Meta-backed Hupo is proving that the right pivot can unlock powerful growth, especially when artificial intelligence meets real business pain. What began as a mental wellness experiment has now evolved into a fast-scaling AI sales coaching platform built for banks, insurers, and financial services firms that struggle to train teams consistently at scale.
About four years ago, Justin Kim launched his startup under a different name and a very different mission. The original product, called Ami, focused on mental wellness and personal performance. It explored how people manage pressure, build habits, and change behavior over time. Kim’s fascination with performance came from years of following competitive sports, where preparation, mindset, and feedback often matter more than raw talent.
That curiosity gradually shifted toward the workplace. Kim noticed that performance at work, especially in high-pressure roles, followed similar patterns to elite sports. People did not fail because they lacked motivation. Instead, they struggled due to inconsistent feedback, uneven training, and limited confidence in critical moments. This insight led him to found the company in 2022, with the goal of improving performance through better support rather than judgment.
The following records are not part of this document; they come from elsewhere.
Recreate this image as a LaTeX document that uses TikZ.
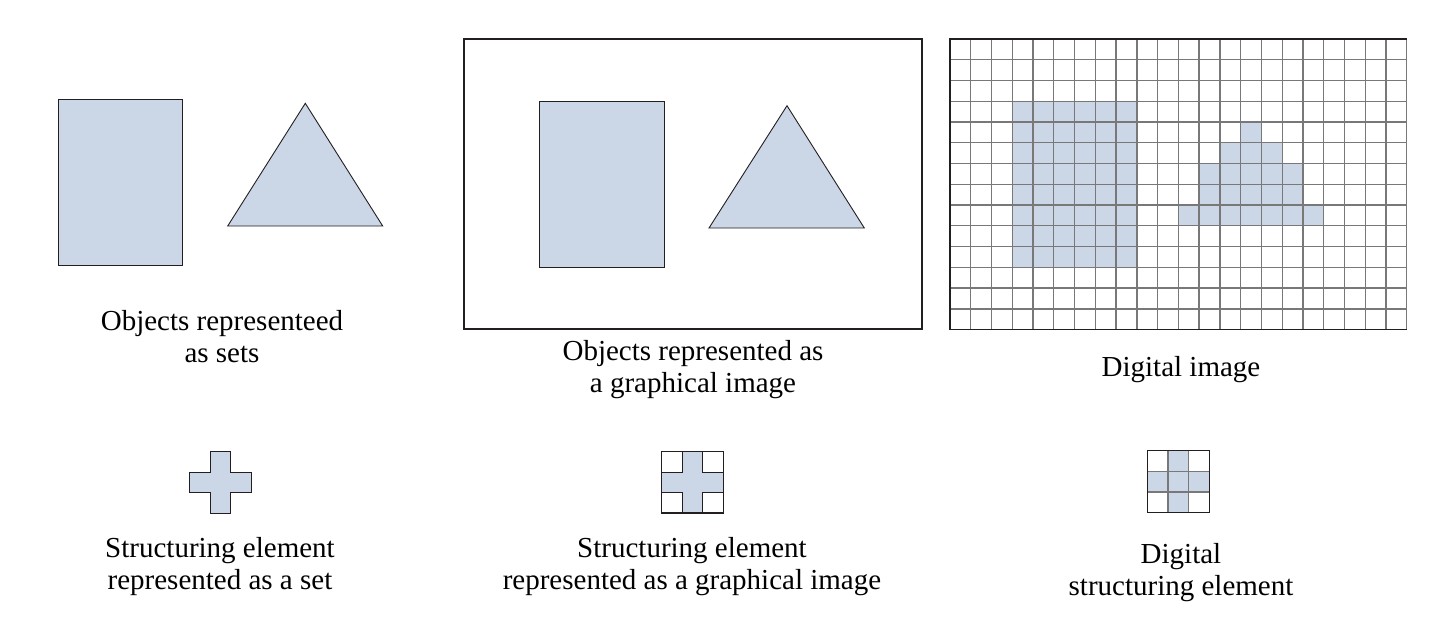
\documentclass[tikz,border=0pt]{standalone}
\usepackage{fontspec}
\setmainfont{Liberation Serif}

\definecolor{setblue}{RGB}{203,214,230}
\definecolor{gridgray}{RGB}{120,120,120}
\definecolor{inkdark}{RGB}{35,31,32}

\begin{document}
\begin{tikzpicture}[
    x=1pt,y=-1pt,
    setshape/.style={draw=inkdark,fill=setblue,line width=0.9pt},
    imgframe/.style={draw=inkdark,line width=1.8pt},
    gridline/.style={draw=gridgray,line width=1.3pt},
    pixel/.style={fill=setblue},
    caption/.style={align=center,anchor=base,inner sep=0pt,font=\fontsize{29}{31.5}\selectfont}
]
\useasboundingbox (0,0) rectangle (1441,619);

\def \CELL {20.76} % size of one pixel of the digital image
\def \GX {950}      % left edge of the digital image
\def \GY {39}       % top edge of the digital image

% Objects as sets
\draw[setshape] (58.3,99.3) rectangle (182.7,265);
\draw[setshape] (305.3,103.3) -- (382.7,226) -- (227.7,226) -- cycle;

% Objects as a graphical image
\draw[imgframe] (464.3,39) rectangle (921.7,329);
\draw[setshape] (539.3,101) rectangle (664.3,267.3);
\draw[setshape] (787,105.7) -- (864.3,228) -- (709,228) -- cycle;

% Digital image: object pixels
\fill[pixel] ({\GX+3*\CELL},{\GY+3*\CELL}) rectangle ({\GX+9*\CELL},{\GY+11*\CELL});
\foreach \r/\a/\b in {4/14/15,5/13/16,6/12/17,7/12/17,8/11/18} {
    \fill[pixel] ({\GX+\a*\CELL},{\GY+\r*\CELL}) rectangle ({\GX+\b*\CELL},{\GY+(\r+1)*\CELL});
}
% Digital image: grid
\foreach \i in {0,...,22} {
    \draw[gridline] ({\GX+\i*\CELL},\GY) -- ({\GX+\i*\CELL},{\GY+14*\CELL});
}
\foreach \j in {0,...,14} {
    \draw[gridline] (\GX,{\GY+\j*\CELL}) -- ({\GX+22*\CELL},{\GY+\j*\CELL});
}
\draw[imgframe,line width=1.4pt] ({\GX+22*\CELL},\GY) -- (\GX,\GY) -- (\GX,{\GY+14*\CELL}) -- ({\GX+22*\CELL},{\GY+14*\CELL});

% Structuring element as a set
\begin{scope}[shift={(189.3,451.7)},x=20.7pt,y=-20.5pt]
    \draw[setshape] (1,0) -- (2,0) -- (2,1) -- (3,1) -- (3,2) -- (2,2) -- (2,3) -- (1,3) -- (1,2) -- (0,2) -- (0,1) -- (1,1) -- cycle;
\end{scope}

% Structuring element as a graphical image
\begin{scope}[shift={(661.7,451.7)},x=20.6pt,y=-20.4pt]
    \draw[setshape] (1,0) -- (2,0) -- (2,1) -- (3,1) -- (3,2) -- (2,2) -- (2,3) -- (1,3) -- (1,2) -- (0,2) -- (0,1) -- (1,1) -- cycle;
    \draw[imgframe,line width=1.4pt] (0,0) rectangle (3,3);
\end{scope}

% Digital structuring element
\begin{scope}[shift={(1147.3,450.7)},x=20.67pt,y=-20.67pt]
    \fill[pixel] (1,0) rectangle (2,3);
    \fill[pixel] (0,1) rectangle (3,2);
    \foreach \i in {1,2} {
        \draw[gridline] (\i,0) -- (\i,3);
        \draw[gridline] (0,\i) -- (3,\i);
    }
    \draw[imgframe,line width=1.4pt] (0,0) rectangle (3,3);
\end{scope}

% Captions (base = baseline of the last line)
\node[caption] (capsets) at (222,362) {Objects representeed\\as sets};
\node[caption] (capgraph) at (693,392) {Objects represented as\\a graphical image};
\node[caption] (capdigital) at (1181,376.5) {Digital image};
\node[caption] (capseset) at (220,589) {Structuring element\\represented as a set};
\node[caption] (capsegraph) at (692,589) {Structuring element\\represented as a graphical image};
\node[caption] (capsedigital) at (1181,595) {Digital\\structuring element};

\end{tikzpicture}
\end{document}
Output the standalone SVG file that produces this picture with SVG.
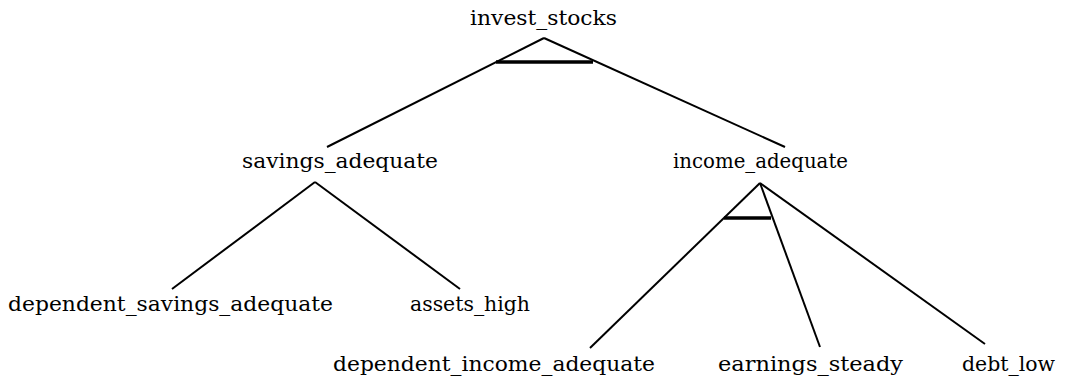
<svg xmlns="http://www.w3.org/2000/svg" width="1065" height="381" viewBox="0 0 1065 381">
<style>
text{font-family:"DejaVu Serif","Liberation Serif",serif;font-size:20px;fill:#000}
.e{stroke:#000;stroke-width:2;fill:none}
.bar{stroke:#000;stroke-width:3.5;fill:none}
</style>
<rect width="1065" height="381" fill="#fff"/>
<g id="connectors">
<line class="e" x1="544" y1="38" x2="327" y2="147"/>
<line class="e" x1="544" y1="38" x2="785" y2="147"/>
<line class="bar" x1="496" y1="62" x2="593" y2="62"/>
<line class="e" x1="315" y1="182" x2="172" y2="289"/>
<line class="e" x1="315" y1="182" x2="460" y2="289"/>
<line class="e" x1="760" y1="183" x2="590" y2="348"/>
<line class="e" x1="760" y1="183" x2="820" y2="347"/>
<line class="e" x1="760" y1="183" x2="985" y2="344"/>
<line class="bar" x1="724" y1="218" x2="771" y2="218"/>
</g>
<g id="invest_stocks"><text x="470" y="25" textLength="147" lengthAdjust="spacingAndGlyphs">invest_stocks</text></g>
<g id="savings_adequate"><text x="242" y="168" textLength="196" lengthAdjust="spacingAndGlyphs">savings_adequate</text></g>
<g id="income_adequate"><text x="673" y="168" textLength="175" lengthAdjust="spacingAndGlyphs">income_adequate</text></g>
<g id="dependent_savings_adequate"><text x="8" y="311" textLength="325" lengthAdjust="spacingAndGlyphs">dependent_savings_adequate</text></g>
<g id="assets_high"><text x="410" y="311" textLength="120" lengthAdjust="spacingAndGlyphs">assets_high</text></g>
<g id="dependent_income_adequate"><text x="333" y="371" textLength="322" lengthAdjust="spacingAndGlyphs">dependent_income_adequate</text></g>
<g id="earnings_steady"><text x="718" y="371" textLength="185" lengthAdjust="spacingAndGlyphs">earnings_steady</text></g>
<g id="debt_low"><text x="962" y="371" textLength="93" lengthAdjust="spacingAndGlyphs">debt_low</text></g>
</svg>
Early backing from Meta played a key role in shaping that philosophy. Through its seed involvement, Kim learned that software only works when it fits naturally into how people already behave. Tools that feel abstract, intrusive, or judgmental rarely change outcomes. That lesson stayed with the company as it searched for stronger product-market fit.
The turning point came when Kim realized the same performance problems existed at a massive scale inside banks and insurance firms. Sales outcomes varied wildly across teams, even when products, incentives, and markets were similar. Traditional coaching could not keep up. Managers could not listen to every call or sit in on every meeting. Feedback arrived late, if at all, and often missed the moment when it mattered most.
Rather than viewing this as a departure from mental wellness, Kim saw it as a natural extension. In both cases, the core issue was performance at scale. The difference was context. In financial services, the stakes were higher, the regulations stricter, and the need for consistency far more urgent. Advances in AI made it possible to understand conversations in real time and offer guidance without replacing human judgment.
That insight led to the birth of Hupo, an AI-powered sales coaching platform designed specifically for banking, financial services, and insurance. Instead of generic prompts, Hupo’s models are trained on real financial products, common customer objections, client profiles, and regulatory rules. The system delivers coaching during real conversations, helping sales teams adjust their approach in the moment rather than after the fact.
This industry-first focus has fueled rapid adoption. Hupo recently closed a $10 million Series A round led by DST Global Partners, with participation from Collaborative Fund, Goodwater Capital, January Capital, and Strong Ventures. The round brings total funding to $15 million since the company’s founding.
The Singapore-headquartered startup already serves dozens of enterprise customers across Asia-Pacific and Europe. Its client list includes global financial giants such as Prudential, AXA, Manulife, HSBC, Bank of Ireland, and Grab. According to Kim, customers often expand their contracts three to eight times within the first six months, a rare achievement in the notoriously conservative BFSI sector.
The company is now preparing to enter the United States in the first half of the year. Kim believes the US market is a natural next step because of its distribution-heavy financial models and intense competition among sales teams. In such environments, even small improvements in consistency and confidence can drive meaningful revenue gains.
Kim’s background helps explain why Hupo resonates with financial institutions. He began his career at Bloomberg, selling enterprise software to banks, asset managers, and insurers. There, he saw firsthand how complex regulated sales environments could be. He later worked on product development at Viva Republica, the company behind Toss, where he learned how technology designed around real user behavior could transform traditional finance.
Those experiences converged at Hupo. Kim understood the buyer, the frontline sales employee, and the operational constraints of regulated industries. When AI matured enough to understand context and intent in real time, applying it to sales coaching felt inevitable. Unlike many AI sales tools that start with flashy technology, Hupo started with the workflow of banks and insurers and built from there.
The new funding will accelerate that strategy. Hupo plans to expand its real-time coaching features, scale enterprise-grade deployments, and grow its go-to-market efforts across banking, financial services, and insurance. The company is also hiring aggressively to support product development and international expansion.
Looking ahead, Kim envisions Hupo evolving beyond sales. Over the next five years, he wants the platform to help large organizations improve performance across entire teams, offering clear insights and practical guidance to tens of thousands of employees at once. The goal is not to replace managers, but to give them better visibility and their teams more timely support.
For Hupo, the journey from mental wellness to AI sales coaching underscores a broader truth in enterprise technology. Performance problems rarely come from lack of effort. They come from lack of consistent, contextual feedback. By embedding AI into the moments that matter most, Hupo has turned a thoughtful pivot into a powerful growth engine.